Создателем этой ситуации был человек, которого сподвижники, льстецы и враги сравнивали с Петром Великим. Много позже русские эмигранты довольно жестко развели действия Петра и Ленина. Чуть позже создания замятинского романа (1924) Бунин в своем программном эмигрантском тексте так описал Ленина в контексте русских революций и бунтов: чтобы достигнуть огромной власти, писал Бунин, нужна «великая ложь, великое угодничество, устройство волнений, революций, надо от времени до времени по колено ходить в крови. Главное же надо лишить толпу “опиума религии”, дать вместо Бога идола в виде тельца, то есть, проще говоря, скота.
Пугачев! Что мог сделать Пугачев? Вот “планетарный” скот другое дело. Выродок, нравственный идиот от рождения, Ленин явил миру как раз в самый разгар своей деятельности нечто чудовищное, потрясающее; он разорил величайшую в мире страну и убил несколько миллионов человек – и все-таки мир уже настолько сошел с ума, что среди дня спорят, благодетель он человечества или нет?»[663]
Ленин стал персонажем бесчисленных интервью западных посетителей (напомню, что брошюру Уэллса «Россия в сумерках» Замятин читал). Писатель общался с Горьким, который на первых же страницах своих мемуаров рисует «сократовский лоб Ленина». Еще более важно, что Замятин, вперекор большинству критиков, хвалил роман Эренбурга «Хулио Хуренито» (написан и издан в 1921 г.), где была глава о Ленине «Великий инквизитор вне легенды», парафраз великого текста Достоевского. Замятин дает свою трактовку нового преобразователя. Образ Благодетеля, правящего Единым Государством, в котором писатель сумел угадать контуры тоталитарного общества, выразительно и портретно похож на Ленина: «Передо мною сидел лысый, сократовски-лысый человек, и на лысине – мелкие капельки пота». Благодетель похож на Великого инквизитора, правда, не в изображении Достоевского, а скорее – Эренбурга. Разница в том, что Эренбург Ленина оправдывает, Замятин же прямо и недвусмысленно называет его палачом.Что же перед нами за текст? Сатира? Злая пародия на современность? Антиутопия? А может, трагедия о загубленной личности? Все эти элементы в романе есть. Стоит для контрапункта сослаться еще на современного исследователя: «Роман Замятина “Мы” принято характеризовать как антиутопию, как произведение, носящее антисоветский характер. Но писалось оно в 1920 году, в разгар гражданской войны, когда не видно было еще будущей советской фальши, культа личности, когда не было так явно обезличивание людей (“люди-нумера”), критика которого основная в романе, когда в расстрелах, в ЧК трудно еще было увидеть Хранителей, поддерживающих уже действующий строй… И потому ключ к пониманию романа “Мы”, написанного не в 30–50 гг., и не в 70-е гг., надо искать не в его антисоветском характере, а в непосредственно изображенной в романе реализации утопической идеи вообще, к которой тогда стремились многие»[664]

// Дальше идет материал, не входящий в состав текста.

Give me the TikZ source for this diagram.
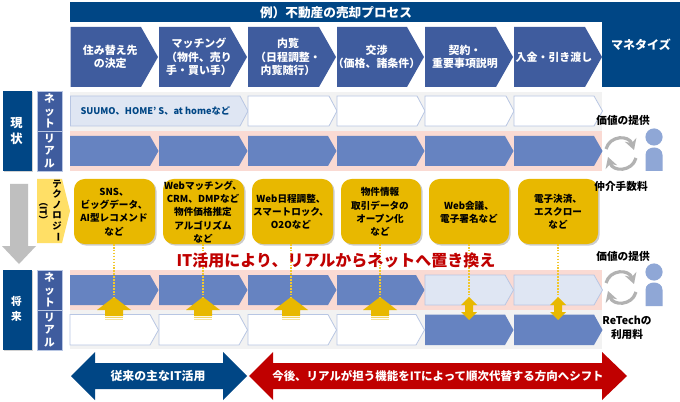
\documentclass[tikz,border=0pt]{standalone}
\usepackage{fontspec}
\usepackage{graphicx}
\setmainfont{Noto Sans CJK JP}
\usetikzlibrary{shadows,arrows.meta}
\definecolor{navy}{HTML}{004685}
\definecolor{hdr}{HTML}{3F5C9E}
\definecolor{midb}{HTML}{6683C1}
\definecolor{lightb}{HTML}{DFE6F3}
\definecolor{edgeb}{HTML}{B8C6E3}
\definecolor{pinkbg}{HTML}{FADAD3}
\definecolor{graybg}{HTML}{F2F2F2}
\definecolor{gold}{HTML}{E8B800}
\definecolor{dotgold}{HTML}{F2C82E}
\definecolor{pale}{HTML}{FFDF66}
\definecolor{redd}{HTML}{C00000}
\definecolor{person}{HTML}{8FA7D6}
\newcommand\fsz[2]{\fontsize{#1}{#2}\selectfont\bfseries}
% name, x1, x2, y1, y2, tip, style, text options, text
\newcommand\chev[9]{%
  \path[#7] (#2,#4) -- (#3-#6,#4) -- (#3,{(#4+#5)/2}) -- (#3-#6,#5) -- (#2,#5) -- cycle;
  \node[txt,#8] (#1) at ({(#2+#3)/2-4},{(#4+#5)/2}) {#9};}
\newcommand\uparr[2]{%
  \fill[gold] (#1,297) -- (#1+17,310) -- (#1+9,310) -- (#1+9,316) -- (#1-9,316) -- (#1-9,310) -- (#1-17,310) -- cycle;
  \fill[gold!60] (#1-9,316.8) rectangle (#1+9,318);
  \fill[gold!40] (#1-9,318.8) rectangle (#1+9,320);
  \coordinate (#2) at (#1,297);}
\newcommand\dblarr[2]{%
  \fill[gold] (#1,297) -- (#1+8,305) -- (#1+4,305) -- (#1+4,312) -- (#1+8,312) -- (#1,320) -- (#1-8,312) -- (#1-4,312) -- (#1-4,305) -- (#1-8,305) -- cycle;
  \coordinate (#2) at (#1,297);}
\newcommand\cycl[2]{%
  \draw[cyc] (#1-15,#2-4) .. controls (#1-11,#2-18) and (#1+8,#2-18) .. (#1+13,#2-3);
  \draw[cyc] (#1+15,#2+5) .. controls (#1+11,#2+19) and (#1-8,#2+19) .. (#1-13,#2+4);}
\newcommand\persn[2]{%
  \fill[person] (#1,#2) circle (8.6);
  \fill[person] (#1-8.5,#2+34) -- (#1-8.5,#2+18) .. controls (#1-8.5,#2+8) and (#1+8.5,#2+8) .. (#1+8.5,#2+18) -- (#1+8.5,#2+34) -- cycle;}
\tikzset{
  txt/.style={inner sep=0pt,align=center,font=\fsz{8.2}{10.2},text=white},
  hchev/.style={fill=hdr},
  rchev/.style={fill=midb},
  wchev/.style={fill=white,draw=edgeb,line width=.6pt},
  lchev/.style={fill=lightb,draw=edgeb,line width=.6pt},
  lab/.style={fill=hdr,draw=edgeb,line width=.3pt,drop shadow={shadow xshift=1pt,shadow yshift=-1pt,opacity=.35}},
  side/.style={fill=navy,drop shadow={shadow xshift=1pt,shadow yshift=-1pt,opacity=.35}},
  ybox/.style={fill=gold,draw=none,rounded corners=8pt,drop shadow={shadow xshift=1.2pt,shadow yshift=-1.2pt,opacity=.4}},
  ytxt/.style={inner sep=0pt,align=center,font=\fsz{7.2}{9.9},text=black},
  dots/.style={draw=dotgold,line width=1pt,dash pattern=on 1.2pt off 1pt},
  cyc/.style={draw=black!30,line width=2.4pt,-{Stealth[length=8pt,width=9pt]}},
  note/.style={inner sep=0pt,align=center,font=\fsz{8}{10.5},text=black},
  stack/.style={inner sep=0pt,align=center,font=\fsz{8}{9.2},text=white},
}
\begin{document}
\begin{tikzpicture}[x=0.75pt,y=-0.75pt]
\useasboundingbox (0,0) rectangle (680,402);
\fill[white] (0,0) rectangle (680,402);
% top
\fill[navy] (70,2) rectangle (680,22);
\node[txt,font=\fsz{9.5}{11}] (title) at (336,13) {例）不動産の売却プロセス};
\fill[navy] (602,22) rectangle (680,87);
\node[txt,font=\fsz{9}{11}] (mon) at (641,45) {マネタイズ};
% headers
\chev{h1}{70.5}{158}{27}{87}{17}{hchev}{}{住み替え先\\の決定}
\chev{h2}{159}{247}{27}{87}{17}{hchev}{}{マッチング\\（物件、売り\\手・買い手）}
\chev{h3}{248}{336}{27}{87}{17}{hchev}{}{内覧\\（日程調整・\\内覧随行）}
\chev{h4}{337}{424}{27}{87}{17}{hchev}{}{交渉\\（価格、諸条件）}
\chev{h5}{425}{513}{27}{87}{17}{hchev}{}{契約・\\重要事項説明}
\chev{h6}{514}{602}{27}{87}{17}{hchev}{}{入金・引き渡し}
% current rows
\fill[graybg] (70,92) rectangle (602,131);
\fill[pinkbg] (70,131) rectangle (602,171);
\chev{c1}{70.5}{248}{96}{126}{8}{lchev}{text=navy,font=\fsz{6.9}{9}}{SUUMO、HOME’ S、at homeなど}
\path[wchev] (248,96) -- (329,96) -- (337,111) -- (329,126) -- (248,126) -- cycle;
\path[wchev] (337,96) -- (417,96) -- (425,111) -- (417,126) -- (337,126) -- cycle;
\path[wchev] (425,96) -- (506,96) -- (514,111) -- (506,126) -- (425,126) -- cycle;
\path[wchev] (514,96) -- (594,96) -- (602.5,111) -- (594,126) -- (514,126) -- cycle;
\path[rchev] (70,136) -- (150,136) -- (158.5,151) -- (150,166) -- (70,166) -- cycle;
\path[rchev] (159,136) -- (239,136) -- (247.5,151) -- (239,166) -- (159,166) -- cycle;
\path[rchev] (248,136) -- (328,136) -- (336.5,151) -- (328,166) -- (248,166) -- cycle;
\path[rchev] (337,136) -- (416,136) -- (424.5,151) -- (416,166) -- (337,166) -- cycle;
\path[rchev] (425,136) -- (505,136) -- (513.5,151) -- (505,166) -- (425,166) -- cycle;
\path[rchev] (514,136) -- (594,136) -- (602.5,151) -- (594,166) -- (514,166) -- cycle;
% left labels
\path[side] (3,91) rectangle (32,171);
\node[txt,font=\fsz{9.2}{12.5}] (now) at (16.5,131) {現\\状};
\path[lab] (37,91) rectangle (62,131);
\node[stack] (n1) at (49.5,111) {ネ\\ッ\\ト};
\path[lab] (37,131) rectangle (62,171);
\node[stack] (r1) at (49.5,151) {リ\\ア\\ル};
% down arrow
\fill[black!25] (10,184) -- (28,184) -- (28,246) -- (36,246) -- (19,264) -- (2,246) -- (10,246) -- cycle;
% technology
\fill[pale] (37,179) -- (62,179) -- (70,211) -- (62,243) -- (37,243) -- cycle;
\node[inner sep=0pt,align=center,font=\fsz{7}{7.9},text=black] (tech) at (57,211) {テ\\ク\\ノ\\ロ\\ジ\\\rotatebox[origin=c]{-90}{ー}};
\node[inner sep=0pt,rotate=-90,font=\fsz{7}{9},text=black] (it) at (43.5,211) {（IT）};
% boxes
\path[ybox] (74,179) rectangle (155,244);
\path[ybox] (163,179) rectangle (244,244);
\path[ybox] (252,179) rectangle (333,244);
\path[ybox] (341,179) rectangle (421,244);
\path[ybox] (429,179) rectangle (509,244);
\path[ybox] (518,179) rectangle (598,244);
\node[ytxt] (y1) at (114,212) {SNS、\\ビッグデータ、\\AI型レコメンド\\など};
\node[ytxt] (y2) at (203,212) {Webマッチング、\\CRM、DMPなど\\物件価格推定\\アルゴリズム\\など};
\node[ytxt] (y3) at (291,212) {Web日程調整、\\スマートロック、\\O2Oなど};
\node[ytxt] (y4) at (380,212) {物件情報\\取引データの\\オープン化\\など};
\node[ytxt] (y5) at (469,212) {Web会議、\\電子署名など};
\node[ytxt] (y6) at (558,212) {電子決済、\\エスクロー\\など};
\coordinate (b1) at (114,244);\coordinate (b2) at (203,244);\coordinate (b3) at (291,244);
\coordinate (b4) at (380,244);\coordinate (b5) at (469,244);\coordinate (b6) at (558,244);
% future rows
\fill[pinkbg] (70,270) rectangle (602,310);
\fill[graybg] (70,310) rectangle (602,349);
\path[rchev] (70,275) -- (150,275) -- (158.5,290) -- (150,305) -- (70,305) -- cycle;
\path[rchev] (159,275) -- (239,275) -- (247.5,290) -- (239,305) -- (159,305) -- cycle;
\path[rchev] (248,275) -- (328,275) -- (336.5,290) -- (328,305) -- (248,305) -- cycle;
\path[rchev] (337,275) -- (416,275) -- (424.5,290) -- (416,305) -- (337,305) -- cycle;
\path[lchev] (425,275) -- (505,275) -- (513.5,290) -- (505,305) -- (425,305) -- cycle;
\path[lchev] (514,275) -- (594,275) -- (602.5,290) -- (594,305) -- (514,305) -- cycle;
\path[wchev] (70,314.5) -- (150,314.5) -- (158.5,330) -- (150,345) -- (70,345) -- cycle;
\path[wchev] (159,314.5) -- (239,314.5) -- (247.5,330) -- (239,345) -- (159,345) -- cycle;
\path[wchev] (248,314.5) -- (328,314.5) -- (336.5,330) -- (328,345) -- (248,345) -- cycle;
\path[wchev] (337,314.5) -- (416,314.5) -- (424.5,330) -- (416,345) -- (337,345) -- cycle;
\path[rchev] (425,314.5) -- (505,314.5) -- (513.5,330) -- (505,345) -- (425,345) -- cycle;
\path[rchev] (514,314.5) -- (594,314.5) -- (602.5,330) -- (594,345) -- (514,345) -- cycle;
\path[side] (3,270) rectangle (32,350);
\node[txt,font=\fsz{8}{11.5}] (fut) at (16.5,309) {将\\来};
\path[lab] (37,270) rectangle (62,310);
\node[stack] (n2) at (49.5,290) {ネ\\ッ\\ト};
\path[lab] (37,310) rectangle (62,350);
\node[stack] (r2) at (49.5,330) {リ\\ア\\ル};
% arrows
\uparr{114}{a1}\uparr{203}{a2}\uparr{291}{a3}\uparr{380}{a4}\dblarr{469}{a5}\dblarr{558}{a6}
\draw[dots] (b1) -- (a1);\draw[dots] (b2) -- (a2);\draw[dots] (b3) -- (a3);
\draw[dots] (b4) -- (a4);\draw[dots] (b5) -- (a5);\draw[dots] (b6) -- (a6);
\node[inner sep=0pt,font=\fsz{12}{14},text=redd] (shift) at (336,260) {IT活用により、リアルからネットへ置き換え};
% bottom arrows
\fill[navy] (71,376) -- (95,352) -- (95,363) -- (223,363) -- (223,352) -- (247,376) -- (223,400) -- (223,389) -- (95,389) -- (95,400) -- cycle;
\node[txt,font=\fsz{8.9}{11}] (old) at (158,376) {従来の主なIT活用};
\fill[redd] (249,376) -- (273,352) -- (273,363) -- (602,363) -- (602,352) -- (627,376) -- (602,400) -- (602,389) -- (273,389) -- (273,400) -- cycle;
\node[txt,font=\fsz{8.6}{11}] (new) at (438,376) {今後、リアルが担う機能をITによって順次代替する方向へシフト};
% monetise side
\node[note] (v1) at (623,120.5) {価値の提供};
\node[note] (f1) at (621,186) {仲介手数料};
\cycl{621}{153}
\persn{654}{137}
\node[note] (v2) at (623,256) {価値の提供};
\cycl{621}{287}
\persn{654}{272}
\node[note] (rt) at (627,328) {ReTechの\\利用料};
\end{tikzpicture}
\end{document}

. Думаю, автор в своем справедливом замечании тем не менее не учитывает прогностических возможностей искусства. Предвидение подобного будущего можно найти и в текстах русских дореволюционных писателей, и хотя бы в простом факте, когда Ленин фотографировался на фоне своих бесчисленных портретов.Стоит оговорить термин, которым мы хотели бы пользоваться, обозначая роман Замятина. Следом за западными исследователями В.И. Мильдон вводит термин «контрутопия», относя его к В.Ф. Одоевскому, которого он считает предшественником Замятина[665]
. Это именование представляется мне продуктивным.Я бы попробовал предложить свою классификацию терминов.
1. У-топия – это то, чего нет в реальности, но что представляется желательным, хотя и неосуществимым (это Т. Мор, Т. Кампанелла, Сирано де Бержерак, М. Щербатов, У. Моррис, А. Богданов и т. д.). Платон, создавая свое «Государство», создавал некий проект, то есть то, что в принципе должно или может исполниться, реализоваться в реальной жизни. Древнегреческий мыслитель апеллировал не к будущему, а к прошлому. Как мы знаем, тоталитарные деспотии тоже учитывали опыт восточных деспотий. Платон думал о реальной возможности построения, опыт прошлого (Египта, к примеру, или архаической Греции) был ему опорой. Это отнюдь не было утопией, хотя и толчок к появлению этого жанра.